◆ INFORMATION SUPPLIED

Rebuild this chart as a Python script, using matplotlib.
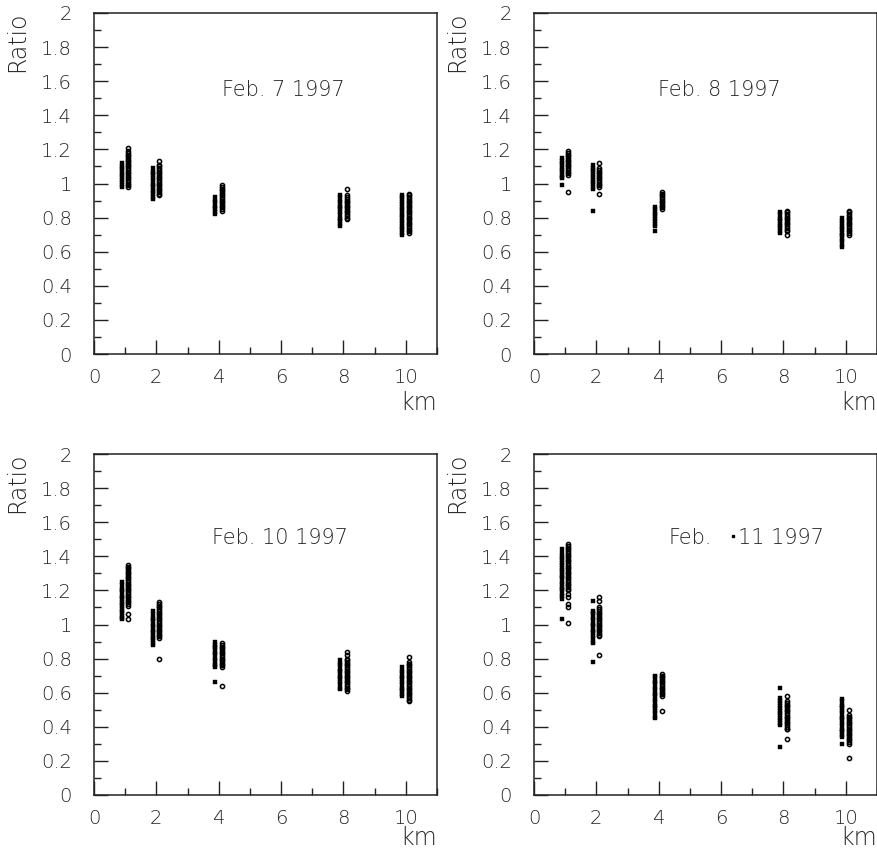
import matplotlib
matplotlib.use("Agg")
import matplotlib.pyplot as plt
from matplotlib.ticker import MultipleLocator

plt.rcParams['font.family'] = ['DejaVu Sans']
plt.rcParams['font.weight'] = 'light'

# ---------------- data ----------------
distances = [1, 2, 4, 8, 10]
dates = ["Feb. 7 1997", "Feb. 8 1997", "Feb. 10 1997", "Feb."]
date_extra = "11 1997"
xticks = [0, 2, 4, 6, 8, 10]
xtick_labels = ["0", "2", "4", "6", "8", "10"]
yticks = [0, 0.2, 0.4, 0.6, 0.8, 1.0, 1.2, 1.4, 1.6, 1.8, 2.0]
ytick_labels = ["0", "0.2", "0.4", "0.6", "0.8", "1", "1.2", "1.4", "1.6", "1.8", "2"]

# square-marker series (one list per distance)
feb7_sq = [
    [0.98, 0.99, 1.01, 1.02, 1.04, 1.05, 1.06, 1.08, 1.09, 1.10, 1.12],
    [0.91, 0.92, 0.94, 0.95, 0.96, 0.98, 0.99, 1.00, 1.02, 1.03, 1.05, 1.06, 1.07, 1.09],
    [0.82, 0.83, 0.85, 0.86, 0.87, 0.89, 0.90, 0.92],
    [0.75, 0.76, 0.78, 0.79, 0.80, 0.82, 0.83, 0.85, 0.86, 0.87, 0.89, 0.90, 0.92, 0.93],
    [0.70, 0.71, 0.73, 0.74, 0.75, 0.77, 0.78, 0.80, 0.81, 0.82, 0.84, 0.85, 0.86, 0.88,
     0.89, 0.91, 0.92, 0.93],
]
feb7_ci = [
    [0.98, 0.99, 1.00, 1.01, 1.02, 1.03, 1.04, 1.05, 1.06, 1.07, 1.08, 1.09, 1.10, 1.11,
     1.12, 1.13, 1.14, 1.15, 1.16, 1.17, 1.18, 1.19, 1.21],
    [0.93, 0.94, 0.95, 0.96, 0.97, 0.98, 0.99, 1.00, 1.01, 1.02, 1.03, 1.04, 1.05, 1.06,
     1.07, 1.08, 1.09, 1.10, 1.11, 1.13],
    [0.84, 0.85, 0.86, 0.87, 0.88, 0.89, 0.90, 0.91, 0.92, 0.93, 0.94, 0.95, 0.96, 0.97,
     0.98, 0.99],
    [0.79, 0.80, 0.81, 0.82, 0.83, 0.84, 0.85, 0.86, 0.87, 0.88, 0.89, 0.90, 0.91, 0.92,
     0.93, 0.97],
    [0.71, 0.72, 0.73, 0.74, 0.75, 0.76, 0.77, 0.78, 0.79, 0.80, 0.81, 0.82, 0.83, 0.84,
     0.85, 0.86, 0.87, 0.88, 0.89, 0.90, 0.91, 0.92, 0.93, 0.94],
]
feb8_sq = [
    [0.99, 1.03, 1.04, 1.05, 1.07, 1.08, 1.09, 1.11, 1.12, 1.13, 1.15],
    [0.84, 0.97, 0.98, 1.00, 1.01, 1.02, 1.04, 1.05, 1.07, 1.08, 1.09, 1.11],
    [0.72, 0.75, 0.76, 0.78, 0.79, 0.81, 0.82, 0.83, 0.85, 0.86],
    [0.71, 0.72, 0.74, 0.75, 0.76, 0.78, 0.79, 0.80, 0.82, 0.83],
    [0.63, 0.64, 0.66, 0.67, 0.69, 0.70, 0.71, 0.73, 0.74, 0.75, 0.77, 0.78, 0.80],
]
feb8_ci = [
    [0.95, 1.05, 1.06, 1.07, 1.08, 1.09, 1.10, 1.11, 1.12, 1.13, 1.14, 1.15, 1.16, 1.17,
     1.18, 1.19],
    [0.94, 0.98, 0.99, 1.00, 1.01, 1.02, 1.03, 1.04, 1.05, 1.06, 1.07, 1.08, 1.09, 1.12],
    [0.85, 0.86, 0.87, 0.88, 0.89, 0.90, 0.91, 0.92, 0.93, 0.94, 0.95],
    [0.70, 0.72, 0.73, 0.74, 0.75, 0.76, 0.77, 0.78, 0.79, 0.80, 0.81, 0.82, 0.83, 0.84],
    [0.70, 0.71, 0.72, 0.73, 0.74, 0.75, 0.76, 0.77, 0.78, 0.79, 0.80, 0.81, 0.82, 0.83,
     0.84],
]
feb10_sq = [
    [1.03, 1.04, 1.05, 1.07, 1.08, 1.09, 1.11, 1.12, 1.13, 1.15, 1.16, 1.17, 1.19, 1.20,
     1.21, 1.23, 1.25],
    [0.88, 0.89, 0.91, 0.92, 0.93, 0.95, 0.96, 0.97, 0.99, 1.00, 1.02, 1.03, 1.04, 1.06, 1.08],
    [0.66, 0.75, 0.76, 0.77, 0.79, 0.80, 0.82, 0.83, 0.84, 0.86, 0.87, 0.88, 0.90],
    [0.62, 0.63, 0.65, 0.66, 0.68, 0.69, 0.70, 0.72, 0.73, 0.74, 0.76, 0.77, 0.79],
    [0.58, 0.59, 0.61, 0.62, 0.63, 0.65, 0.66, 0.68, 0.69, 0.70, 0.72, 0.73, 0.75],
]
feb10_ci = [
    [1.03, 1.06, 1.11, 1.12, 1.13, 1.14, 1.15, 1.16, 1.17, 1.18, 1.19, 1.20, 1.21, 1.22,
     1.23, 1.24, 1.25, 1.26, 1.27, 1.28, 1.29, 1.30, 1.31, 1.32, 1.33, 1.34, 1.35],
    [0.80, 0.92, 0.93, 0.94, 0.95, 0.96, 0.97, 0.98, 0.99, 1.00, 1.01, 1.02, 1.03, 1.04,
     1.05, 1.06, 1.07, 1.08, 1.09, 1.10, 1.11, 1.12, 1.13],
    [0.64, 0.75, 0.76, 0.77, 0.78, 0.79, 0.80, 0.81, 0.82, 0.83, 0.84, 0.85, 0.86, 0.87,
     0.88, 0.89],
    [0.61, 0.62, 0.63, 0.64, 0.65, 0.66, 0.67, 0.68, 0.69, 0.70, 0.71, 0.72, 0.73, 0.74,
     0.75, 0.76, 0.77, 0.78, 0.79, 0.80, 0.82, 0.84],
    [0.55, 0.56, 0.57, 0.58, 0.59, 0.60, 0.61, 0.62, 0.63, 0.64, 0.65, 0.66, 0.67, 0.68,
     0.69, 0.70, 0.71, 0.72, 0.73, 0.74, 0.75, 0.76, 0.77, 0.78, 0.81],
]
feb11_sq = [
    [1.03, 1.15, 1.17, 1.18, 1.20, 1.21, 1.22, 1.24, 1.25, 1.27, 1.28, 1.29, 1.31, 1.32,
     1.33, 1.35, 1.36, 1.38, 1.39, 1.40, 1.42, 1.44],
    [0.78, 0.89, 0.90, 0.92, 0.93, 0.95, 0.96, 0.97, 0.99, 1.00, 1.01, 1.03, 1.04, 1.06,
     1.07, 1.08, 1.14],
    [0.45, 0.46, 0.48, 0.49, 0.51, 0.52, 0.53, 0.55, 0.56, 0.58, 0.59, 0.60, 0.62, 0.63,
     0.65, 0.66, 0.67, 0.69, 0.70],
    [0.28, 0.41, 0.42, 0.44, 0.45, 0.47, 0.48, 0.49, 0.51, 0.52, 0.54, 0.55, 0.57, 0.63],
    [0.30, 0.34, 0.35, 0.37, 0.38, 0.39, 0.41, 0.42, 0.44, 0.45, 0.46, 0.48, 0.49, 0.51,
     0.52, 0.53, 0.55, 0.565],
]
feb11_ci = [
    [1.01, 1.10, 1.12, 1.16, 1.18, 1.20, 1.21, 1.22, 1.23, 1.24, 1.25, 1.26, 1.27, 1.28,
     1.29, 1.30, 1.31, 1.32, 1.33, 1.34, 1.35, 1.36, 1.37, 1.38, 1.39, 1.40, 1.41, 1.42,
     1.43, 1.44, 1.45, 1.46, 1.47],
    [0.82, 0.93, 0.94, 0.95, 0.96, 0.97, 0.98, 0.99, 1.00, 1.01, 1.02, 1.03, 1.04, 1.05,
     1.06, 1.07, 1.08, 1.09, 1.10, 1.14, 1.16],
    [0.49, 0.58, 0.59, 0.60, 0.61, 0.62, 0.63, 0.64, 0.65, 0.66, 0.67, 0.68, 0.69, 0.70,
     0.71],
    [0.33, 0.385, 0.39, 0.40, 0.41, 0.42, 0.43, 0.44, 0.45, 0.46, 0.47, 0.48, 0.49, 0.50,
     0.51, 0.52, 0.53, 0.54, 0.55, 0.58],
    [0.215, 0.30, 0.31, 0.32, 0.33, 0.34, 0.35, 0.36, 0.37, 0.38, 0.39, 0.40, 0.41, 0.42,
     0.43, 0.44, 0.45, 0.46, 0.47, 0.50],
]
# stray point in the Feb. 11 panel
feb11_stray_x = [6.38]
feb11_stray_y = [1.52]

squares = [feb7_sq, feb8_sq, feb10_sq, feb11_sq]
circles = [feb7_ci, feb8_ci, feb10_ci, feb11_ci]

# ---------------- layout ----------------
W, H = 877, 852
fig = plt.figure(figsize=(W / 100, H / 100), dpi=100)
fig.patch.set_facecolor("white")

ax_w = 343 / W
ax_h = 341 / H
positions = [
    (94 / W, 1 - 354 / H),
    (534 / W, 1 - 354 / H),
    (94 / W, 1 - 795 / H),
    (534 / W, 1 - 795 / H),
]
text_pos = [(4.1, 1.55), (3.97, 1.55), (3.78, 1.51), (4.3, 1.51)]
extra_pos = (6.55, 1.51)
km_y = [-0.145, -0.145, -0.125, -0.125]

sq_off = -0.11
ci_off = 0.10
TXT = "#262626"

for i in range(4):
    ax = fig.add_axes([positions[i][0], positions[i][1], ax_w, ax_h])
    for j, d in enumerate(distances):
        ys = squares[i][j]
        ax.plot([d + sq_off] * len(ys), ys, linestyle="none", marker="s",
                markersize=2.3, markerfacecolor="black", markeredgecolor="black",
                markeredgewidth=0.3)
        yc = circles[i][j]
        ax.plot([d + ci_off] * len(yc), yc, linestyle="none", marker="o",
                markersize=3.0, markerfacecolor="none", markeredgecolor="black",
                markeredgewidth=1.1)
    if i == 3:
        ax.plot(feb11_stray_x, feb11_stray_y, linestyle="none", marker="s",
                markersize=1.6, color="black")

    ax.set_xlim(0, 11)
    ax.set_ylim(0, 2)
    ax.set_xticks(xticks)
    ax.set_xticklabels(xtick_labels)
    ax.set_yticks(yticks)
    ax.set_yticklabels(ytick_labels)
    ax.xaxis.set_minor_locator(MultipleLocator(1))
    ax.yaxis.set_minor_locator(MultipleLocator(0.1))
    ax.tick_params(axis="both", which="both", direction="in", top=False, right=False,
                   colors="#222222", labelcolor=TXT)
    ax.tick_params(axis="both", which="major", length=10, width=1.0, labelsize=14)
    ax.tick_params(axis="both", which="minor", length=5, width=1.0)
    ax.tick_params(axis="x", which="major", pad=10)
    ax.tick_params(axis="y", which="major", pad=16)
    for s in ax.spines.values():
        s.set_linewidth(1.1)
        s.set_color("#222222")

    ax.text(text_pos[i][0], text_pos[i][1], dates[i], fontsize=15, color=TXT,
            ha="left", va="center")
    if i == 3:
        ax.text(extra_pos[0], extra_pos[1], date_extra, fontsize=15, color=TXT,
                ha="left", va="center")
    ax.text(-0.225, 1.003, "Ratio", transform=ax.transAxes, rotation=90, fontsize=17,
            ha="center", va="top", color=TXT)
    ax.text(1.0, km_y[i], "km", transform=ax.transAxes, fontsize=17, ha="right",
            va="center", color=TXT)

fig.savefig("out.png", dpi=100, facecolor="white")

◆ WHAT YOU NEED TO DO
Take the lines from the start of the material to the line with "plt.rcParams['font.weight'] = 'light'", both included, and transcribe them exactly without the pictures.

◆ CORRECT ANSWER
Rebuild this chart as a Python script, using matplotlib.
import matplotlib
matplotlib.use("Agg")
import matplotlib.pyplot as plt
from matplotlib.ticker import MultipleLocator

plt.rcParams['font.family'] = ['DejaVu Sans']
plt.rcParams['font.weight'] = 'light'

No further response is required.